Youngtown Cemetery

Youngtown Entrance
Youngtown
Youngtown

Photo by MaryLee Mills

Youngtown Cemetery lies down a narrow lane off Route 52 near the corner of Youngtown Road.

Except for two pillars, one would think it is a driveway to a home. It is on land that was purchased by Gideon Young Sr. in the 1760s. Although he was born in New Hampshire, he moved to Lincolnville from Camden where he had married Jemima Cilley. When he died in 1801, the land was divided among his sons with Moses, the oldest, getting the homestead farm (where the Youngtown Inn is) and Gideon Jr., receiving the land on which the cemetery lies.

The first mention of the burying ground is in a deed from 1846, documenting the sale of the land from John A. Porter to Gideon Young III: land “containing about ten acres and a half reserving to sundry persons one half acre for burying ground that is now walled in.” This piece of land was mortgaged and remortgaged between John Porter and Gideon Young III.

We do not know who the first burials were, but it is suspected that Gideon Sr. and Jemima were buried on this land in 1801 and 1826, respectively. There are no known gravestones so perhaps their graves were marked by wooden crosses. The first marked Young grave is that of Gideon Young Jr. who died in 1830 (born 1766 or 1767). His wife, Phoebe Wadsworth (1772-1856), is also buried there but has no stone. Gideon III (1804-1890) and his wife Fidelia (1811-1882) have metal markers.

In 1850, John A. Porter sold four-fifths parts of a half-acre of land to Moses Young, Gideon Young, Hezekiah Heal and John H. Young to be appropriated as a burying ground. Included were “the rights of a road in the most convenient place leading from the town road to the above.” This established the land as a recorded cemetery.

In the 165 years since then, the history of the cemetery has gotten stronger. However, in the 1930s it hit a low as the land was neglected. It was then that a group of women, headed by Grace Young, came to the rescue. They had a weekly sewing circle at which they each put a dime in a jar. It was decided, probably at the suggestion of Grace, to use the money to restore the cemetery.

It was a huge project involving clearing away massive amounts of brush and resetting fallen stones. Work went on through the 1930s and ’40s and the result is that since then the cemetery has been well maintained. Grace died in 1946, and in 1951 the cemetery was dedicated to her memory and the stone pillars that mark the entrance lane were erected. In 1952, the Youngtown Cemetery Association was formed.

Youngtown was a thriving part of Lincolnville in the 1800s. Up the road from the cemetery there was a school, and across the road a store and a stave mill and the home of Dr. B. F. Young, founder of the Lincolnville Band (1870). The mill pond was beside the cemetery, fed by Youngtown Brook.
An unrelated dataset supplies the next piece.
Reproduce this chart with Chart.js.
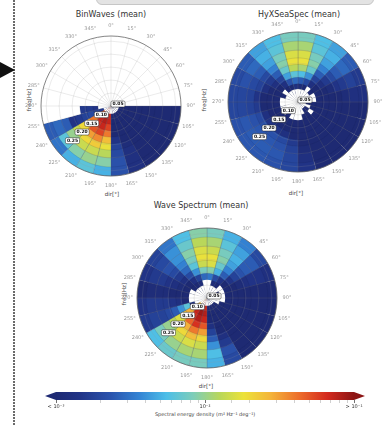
<!DOCTYPE html>
<html>
<head>
<meta charset="utf-8">
<script src="https://cdn.jsdelivr.net/npm/chart.js@4.4.1/dist/chart.umd.min.js"></script>
<style>
  body { margin: 0; width: 385px; height: 425px; background: #fff; position: relative; overflow: hidden; font-family: 'DejaVu Sans', sans-serif; }
  .abs { position: absolute; }
  .title { position: absolute; font-size: 8px; color: #333; transform: translate(-50%, -50%); white-space: nowrap; }
  .axis { position: absolute; font-size: 5.5px; color: #444; transform: translate(-50%, -50%); white-space: nowrap; }
  .axis.v { transform: translate(-50%, -50%) rotate(-90deg); }
  canvas { position: absolute; }
</style>
</head>
<body>
<div class="abs" style="left:96px;top:-12px;width:276px;height:15px;background:#e3e3e3;border:1px solid #c6c6c6;border-radius:6px"></div>
<div class="abs" style="left:13px;top:0;width:2px;height:425px;background:repeating-linear-gradient(to bottom,#6a6a6a 0 2px,transparent 2px 3px)"></div>
<div class="abs" style="left:0;top:62px;width:0;height:0;border-left:15px solid #111;border-top:8px solid transparent;border-bottom:8px solid transparent"></div>

<div class="title" style="left:111px;top:14px">BinWaves (mean)</div>
<div class="title" style="left:299px;top:14px">HyXSeaSpec (mean)</div>
<div class="title" style="left:201px;top:205px">Wave Spectrum (mean)</div>

<div class="axis v" style="left:29px;top:100px">freq[Hz]</div>
<div class="axis v" style="left:204px;top:100px">freq[Hz]</div>
<div class="axis v" style="left:124px;top:294px">freq[Hz]</div>
<div class="axis" style="left:112px;top:194px">dir[°]</div>
<div class="axis" style="left:296px;top:193px">dir[°]</div>
<div class="axis" style="left:206px;top:386px">dir[°]</div>
<div class="axis" style="left:205px;top:414px;font-size:5px">Spectral energy density (m² Hz⁻¹ deg⁻¹)</div>

<canvas id="binwaves" width="172" height="172" style="left:25px;top:20px"></canvas>
<canvas id="hyxseaspec" width="172" height="172" style="left:212px;top:16px"></canvas>
<canvas id="spectrum" width="172" height="172" style="left:121px;top:212px"></canvas>
<canvas id="cbar" width="385" height="45" style="left:0;top:380px"></canvas>

<script>
const N = null;

// direction bins (15 deg each, clockwise from north)
const dirLabels = ['0°', '15°', '30°', '45°', '60°', '75°', '90°', '105°', '120°', '135°', '150°', '165°',
  '180°', '195°', '210°', '225°', '240°', '255°', '270°', '285°', '300°', '315°', '330°', '345°'];

// frequency ring edges [Hz], radial grid and labelled rings
const freqEdges = [0.05, 0.08, 0.10, 0.12, 0.145, 0.17, 0.195, 0.22, 0.25, 0.285, 0.32];
const freqGrid = [0.05, 0.10, 0.15, 0.20, 0.25, 0.30, 0.32];
const freqLabels = [0.05, 0.10, 0.15, 0.20, 0.25];

// log10 of spectral energy density, one row per frequency ring (inner -> outer), 24 directions each
const binWaves = [
  [N, N, N, N, N, N, N, N, N, N, N, N, N, N, N, N, N, N, N, N, N, N, N, N],
  [N, N, N, N, N, N, -3, -3, -3, -3, -3, -3, -1.15, -1.05, -1.1, -1.3, -2.8, N, N, N, N, N, N, N],
  [N, N, N, N, N, N, -3, -3, -3, -3, -3, -3, -1.15, -1.1, -1.15, -1.3, -2.75, -2.85, N, N, N, N, N, N],
  [N, N, N, N, N, N, -3, -3, -3, -3, -3, -3, -1.25, -1.15, -1.2, -1.4, -2.7, -2.8, N, N, N, N, N, N],
  [N, N, N, N, N, N, -3, -3, -3, -3, -3, -3, -1.4, -1.25, -1.3, -1.55, -2.75, -2.8, N, N, N, N, N, N],
  [N, N, N, N, N, N, -3, -3, -3, -3, -3, -2.85, -1.6, -1.45, -1.5, -1.7, -2.8, N, N, N, N, N, N, N],
  [N, N, N, N, N, N, -3, -3, -3, -3, -2.95, -2.75, -1.75, -1.65, -1.7, -1.85, -2.85, N, N, N, N, N, N, N],
  [N, N, N, N, N, N, -3, -3, -3, -3, -2.9, -2.7, -1.9, -1.85, -1.85, -2.0, -2.6, N, N, N, N, N, N, N],
  [N, N, N, N, N, N, -3, -3, -3, -3, -2.9, -2.65, -2.05, -2.0, -2.05, -2.2, -2.55, N, N, N, N, N, N, N],
  [N, N, N, N, N, N, -3, -3, -3, -3, -2.9, -2.65, -2.3, -2.2, -2.3, -2.5, -2.6, N, N, N, N, N, N, N],
];

const hyxSeaSpec = [
  [N, N, N, N, N, N, N, N, N, N, N, N, N, N, N, N, N, N, N, N, N, N, N, N],
  [N, N, N, N, N, -3, -3, N, -3, -3, N, N, N, N, N, N, N, N, N, N, N, N, N, N],
  [-2.95, -3, N, -3, N, N, -3, -3, N, -3, -3, N, N, N, -3, N, N, N, N, -3, N, -3, -3, -2.9],
  [-2.6, -2.7, -2.9, -3, -3, -3, -3, -3, -3, -3, -3, -3, -3, -3, -3, -3, -3, -3, -3, -3, -3, -2.9, -2.65, -2.55],
  [-2.25, -2.4, -2.75, -2.9, -3, -3, -3, -3, -3, -3, -3, -3, -3, -3, -3, -3, -3, -3, -3, -3, -2.9, -2.75, -2.35, -2.2],
  [-1.95, -2.15, -2.6, -2.8, -2.95, -3, -3, -3, -3, -3, -3, -3, -3, -2.9, -2.85, -2.85, -2.9, -3, -3, -2.9, -2.8, -2.6, -2.15, -1.9],
  [-1.75, -2.05, -2.45, -2.7, -2.85, -3, -3, -3, -3, -3, -3, -3, -2.8, -2.7, -2.65, -2.65, -2.7, -2.8, -2.85, -2.75, -2.7, -2.45, -2.05, -1.75],
  [-1.8, -2.1, -2.35, -2.6, -2.8, -2.95, -3, -3, -3, -3, -3, -2.95, -2.75, -2.65, -2.62, -2.62, -2.65, -2.75, -2.75, -2.7, -2.6, -2.35, -2.1, -1.8],
  [-1.95, -2.2, -2.3, -2.55, -2.75, -2.9, -3, -3, -3, -3, -3, -2.9, -2.72, -2.62, -2.6, -2.6, -2.62, -2.72, -2.72, -2.65, -2.55, -2.3, -2.2, -1.95],
  [-2.1, -2.25, -2.35, -2.6, -2.8, -2.9, -3, -3, -3, -3, -3, -2.85, -2.72, -2.65, -2.62, -2.62, -2.65, -2.72, -2.72, -2.7, -2.6, -2.35, -2.25, -2.1],
];

const waveSpectrum = [
  [N, N, N, N, N, N, N, N, N, N, N, N, N, N, N, N, N, N, N, N, N, N, N, N],
  [N, N, N, N, -3, N, N, N, -3, -3, -3, -3, -1.15, -1.05, -1.2, -1.6, N, N, N, N, N, N, N, N],
  [N, -2.95, -3, N, N, N, N, -3, -3, -3, -3, -3, -1.1, -1.05, -1.15, -1.5, -2.9, N, N, N, -3, -3, -2.95, N],
  [-2.5, -2.7, -2.85, -3, -3, -3, -3, -3, -3, -3, -3, -3, -1.15, -1.1, -1.2, -1.55, -2.2, -3, -3, -3, -3, -2.9, -2.75, -2.55],
  [-2.05, -2.3, -2.6, -2.85, -3, -3, -3, -3, -3, -3, -3, -2.9, -1.3, -1.2, -1.35, -1.65, -2.4, -2.9, -3, -2.95, -2.9, -2.7, -2.4, -2.1],
  [-1.8, -2.15, -2.45, -2.75, -2.95, -3, -3, -3, -3, -3, -3, -2.75, -1.5, -1.4, -1.55, -1.8, -2.6, -2.85, -3, -2.9, -2.8, -2.55, -2.2, -1.85],
  [-1.75, -2.05, -2.35, -2.65, -2.9, -3, -3, -3, -3, -3, -2.9, -2.6, -1.7, -1.6, -1.7, -1.9, -2.7, -2.8, -2.95, -2.85, -2.7, -2.45, -2.1, -1.75],
  [-1.85, -2.1, -2.3, -2.6, -2.85, -3, -3, -3, -3, -3, -2.8, -2.4, -1.85, -1.8, -1.85, -2.0, -2.75, -2.8, -2.95, -2.8, -2.65, -2.4, -2.05, -1.8],
  [-1.95, -2.2, -2.35, -2.6, -2.85, -3, -3, -3, -3, -3, -2.65, -2.25, -1.95, -1.95, -2.0, -2.1, -2.75, -2.8, -2.95, -2.8, -2.7, -2.4, -2.15, -1.9],
  [-2.1, -2.3, -2.45, -2.7, -2.9, -3, -3, -3, -3, -3, -2.7, -2.3, -2.1, -2.1, -2.15, -2.25, -2.8, -2.85, -3, -2.85, -2.75, -2.5, -2.25, -2.05],
];

// colour bar range and labels
const cbarRange = [1e-3, 1e-1];
const cbarLabels = ['< 10⁻³', '10⁻²', '> 10⁻¹'];

const cmap = [
  [0.00, [30, 42, 115]],
  [0.08, [33, 52, 135]],
  [0.18, [42, 82, 172]],
  [0.28, [52, 132, 212]],
  [0.37, [76, 190, 232]],
  [0.46, [125, 205, 185]],
  [0.55, [185, 215, 90]],
  [0.63, [236, 226, 58]],
  [0.72, [244, 180, 58]],
  [0.82, [236, 106, 42]],
  [0.91, [212, 42, 30]],
  [1.00, [140, 20, 20]],
];

function colorAt(t) {
  t = Math.max(0, Math.min(1, t));
  for (let i = 1; i < cmap.length; i++) {
    if (t <= cmap[i][0]) {
      const [t0, c0] = cmap[i - 1];
      const [t1, c1] = cmap[i];
      const f = (t - t0) / (t1 - t0);
      const c = c0.map((v, k) => Math.round(v + (c1[k] - v) * f));
      return `rgb(${c[0]},${c[1]},${c[2]})`;
    }
  }
  return 'rgb(140,20,20)';
}

const logMin = Math.log10(cbarRange[0]);
const logMax = Math.log10(cbarRange[1]);
const cellColor = (e) => (e === null ? '#ffffff' : colorAt((e - logMin) / (logMax - logMin)));

const polarText = {
  id: 'polarText',
  afterDraw(chart) {
    const r = chart.scales.r;
    const ctx = chart.ctx;
    ctx.save();
    ctx.textAlign = 'center';
    ctx.textBaseline = 'middle';
    ctx.font = '5px "DejaVu Sans"';
    ctx.fillStyle = '#999';
    chart.data.labels.forEach((lab, i) => {
      const p = r.getPointPosition(i, r.drawingArea + 10);
      ctx.fillText(lab, p.x, p.y);
    });
    ctx.font = 'bold 4.5px "DejaVu Sans"';
    freqLabels.forEach((v) => {
      const d = r.getDistanceFromCenterForValue(v);
      let p = r.getPointPosition(15.2, d);
      if (d < 4) p = { x: p.x + 7, y: p.y - 2 };
      const t = v.toFixed(2);
      const w = ctx.measureText(t).width + 3;
      ctx.fillStyle = '#fff';
      ctx.strokeStyle = '#222';
      ctx.lineWidth = 0.5;
      ctx.beginPath();
      ctx.roundRect(p.x - w / 2, p.y - 3, w, 6, 1.5);
      ctx.fill();
      ctx.stroke();
      ctx.fillStyle = '#111';
      ctx.fillText(t, p.x, p.y + 0.3);
    });
    ctx.restore();
  },
};

function polarChart(id, grid) {
  // one dataset per ring, inner ring first so it is drawn on top
  const datasets = grid.map((row, k) => ({
    data: row.map(() => freqEdges[k + 1]),
    backgroundColor: row.map(cellColor),
    borderColor: row.map((e) => (e === null ? 'rgba(0,0,0,0)' : 'rgba(15,25,70,0.3)')),
    borderWidth: 0.4,
  }));
  return new Chart(document.getElementById(id), {
    type: 'polarArea',
    data: { labels: dirLabels, datasets },
    options: {
      responsive: false,
      animation: false,
      layout: { padding: 16 },
      plugins: { legend: { display: false }, tooltip: { enabled: false } },
      scales: {
        r: {
          min: freqEdges[0],
          max: freqEdges[freqEdges.length - 1],
          startAngle: 0,
          afterBuildTicks: (scale) => {
            scale.ticks = freqGrid.map((v) => ({ value: v }));
          },
          ticks: { display: false },
          pointLabels: { display: false },
          grid: {
            z: 1,
            circular: true,
            color: (c) => (c.tick && c.tick.value === 0.32 ? '#666' : 'rgba(150,150,150,0.38)'),
            lineWidth: (c) => (c.tick && c.tick.value === 0.32 ? 0.8 : 0.5),
          },
          angleLines: { display: true, color: 'rgba(150,150,150,0.38)', lineWidth: 0.5 },
        },
      },
    },
    plugins: [polarText],
  });
}

polarChart('binwaves', binWaves);
polarChart('hyxseaspec', hyxSeaSpec);
polarChart('spectrum', waveSpectrum);

// colour bar
const cbarEnds = {
  id: 'cbarEnds',
  afterDatasetsDraw(chart) {
    const bar = chart.getDatasetMeta(0).data[0];
    const ctx = chart.ctx;
    const h = bar.height / 2;
    ctx.save();
    ctx.fillStyle = colorAt(0);
    ctx.beginPath();
    ctx.moveTo(bar.base, bar.y - h);
    ctx.lineTo(bar.base - 11, bar.y);
    ctx.lineTo(bar.base, bar.y + h);
    ctx.fill();
    ctx.fillStyle = colorAt(1);
    ctx.beginPath();
    ctx.moveTo(bar.x, bar.y - h);
    ctx.lineTo(bar.x + 11, bar.y);
    ctx.lineTo(bar.x, bar.y + h);
    ctx.fill();
    ctx.restore();
  },
};

const isDecade = (v) => Math.abs(Math.log10(v) - Math.round(Math.log10(v))) < 1e-6;

new Chart(document.getElementById('cbar'), {
  type: 'bar',
  data: {
    labels: [''],
    datasets: [{
      data: [cbarRange],
      borderWidth: 0,
      barPercentage: 1,
      categoryPercentage: 1,
      backgroundColor: (c) => {
        const area = c.chart.chartArea;
        if (!area) return colorAt(0.5);
        const g = c.chart.ctx.createLinearGradient(area.left, 0, area.right, 0);
        cmap.forEach(([t, col]) => g.addColorStop(t, `rgb(${col[0]},${col[1]},${col[2]})`));
        return g;
      },
    }],
  },
  options: {
    indexAxis: 'y',
    responsive: false,
    animation: false,
    layout: { padding: { left: 56, right: 31, top: 12, bottom: 17 } },
    plugins: { legend: { display: false }, tooltip: { enabled: false } },
    scales: {
      y: { display: false },
      x: {
        type: 'logarithmic',
        min: cbarRange[0],
        max: cbarRange[1],
        border: { display: false },
        grid: {
          drawOnChartArea: false,
          tickLength: 3,
          color: (c) => (c.tick && isDecade(c.tick.value) ? '#333' : '#888'),
          lineWidth: (c) => (c.tick && isDecade(c.tick.value) ? 0.7 : 0.4),
        },
        ticks: {
          autoSkip: false,
          maxRotation: 0,
          padding: 1,
          color: '#333',
          font: { size: 5, family: 'DejaVu Sans' },
          callback: (v) => (isDecade(v) ? cbarLabels[Math.round(Math.log10(v)) - logMin] : ''),
        },
      },
    },
  },
  plugins: [cbarEnds],
});
</script>
</body>
</html>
There were several big farms, and Dr. Brown lived along the road just in front of the cemetery. There was a lime kiln behind the burying ground and E. H.Fernald had a granite quarry. In 1826, a 49-ton schooner was constructed on the Wadsworth Farm on the side of “Megunticook Mountain."

The area was inhabited by strong and industrious families represented in the cemetery by the Youngs, Wadsworths, Heals, Healds, Deans, Fernalds (the first marked grave is that of Palatiah Fernald, who died at age 5 in 1815), Hardys, Richards and Maddocks. Most, if not all, of these families are related to the Youngs.

Unlike many old family cemeteries, this community burying ground is very much alive. There is a strong commitment to maintaining the land and even expanding it. It now contains two acres. Additional land has come from the Young family as well as two pieces deeded by James Rutland in a swap in 1988. In 1984, Newman Hardy deeded the current access road.

Youngtown Cemetery is the ongoing story of significant people in Lincolnville’s past and present.